From the very first line of the data to the line containing "(O) at (0,0);", retype everything exactly, leaving the pictures behind.

* * *

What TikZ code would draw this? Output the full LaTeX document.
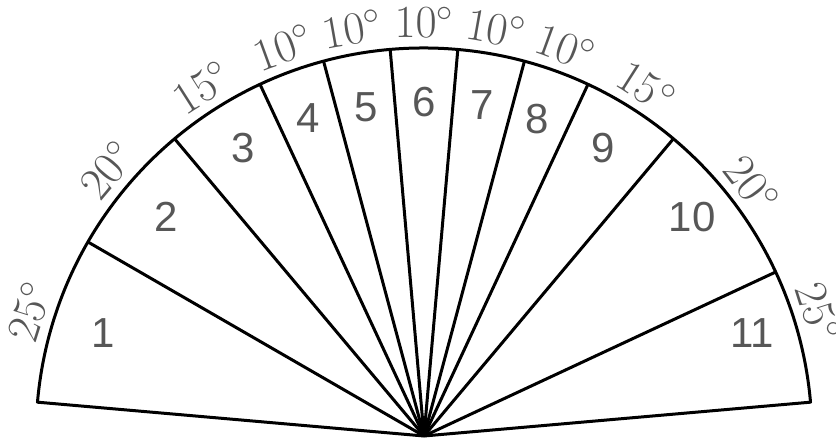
\RequirePackage{fix-cm}
\documentclass[tikz,border=0pt]{standalone}
\usepackage{fontspec}
\newfontfamily\numfont{Liberation Sans}
\usepackage{tikz}
\definecolor{labelgray}{HTML}{575757}

\begin{document}
\begin{tikzpicture}[x=1pt, y=1pt,
  fanline/.style={line width=3pt, line join=round},
  num/.style={font=\numfont\fontsize{42}{42}\selectfont, text=labelgray},
  deg/.style={font=\fontsize{46}{46}\selectfont, text=labelgray, anchor=base, inner sep=0pt}
]
  \useasboundingbox (-424,-2) rectangle (412,436);
  \coordinate (O) at (0,0);

  % Fan outline
  \draw[fanline] (O) -- (175:388) arc[start angle=175, end angle=5, radius=388] -- cycle;

  % Sector boundaries
  \foreach \a in {150,130,115,105,95,85,75,65,50,25}
    \draw[fanline] (O) -- (\a:388);

  % Sector numbers
  \foreach \a/\r/\n in {162.3/337/1,139.6/338/2,122.2/340/3,110/338/4,100/334/5,90/334/6,80/336/7,70.3/337/8,58/339/9,39.2/346/10,17.4/344/11}
    \node[num] (sec\n) at (\a:\r) {\n};

  % Angle labels
  \foreach \a/\d [count=\i] in {162.5/25,140/20,122.5/15,110/10,100/10,90/10,80/10,70/10,57.5/15,37.5/20,17.5/25}
    \node[deg, rotate=\a-90] (ang\i) at (\a:398) {$\d^\circ$};
\end{tikzpicture}
\end{document}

* * *

Correct result -
What TikZ code would draw this? Output the full LaTeX document.
\RequirePackage{fix-cm}
\documentclass[tikz,border=0pt]{standalone}
\usepackage{fontspec}
\newfontfamily\numfont{Liberation Sans}
\usepackage{tikz}
\definecolor{labelgray}{HTML}{575757}

\begin{document}
\begin{tikzpicture}[x=1pt, y=1pt,
  fanline/.style={line width=3pt, line join=round},
  num/.style={font=\numfont\fontsize{42}{42}\selectfont, text=labelgray},
  deg/.style={font=\fontsize{46}{46}\selectfont, text=labelgray, anchor=base, inner sep=0pt}
]
  \useasboundingbox (-424,-2) rectangle (412,436);
  \coordinate (O) at (0,0);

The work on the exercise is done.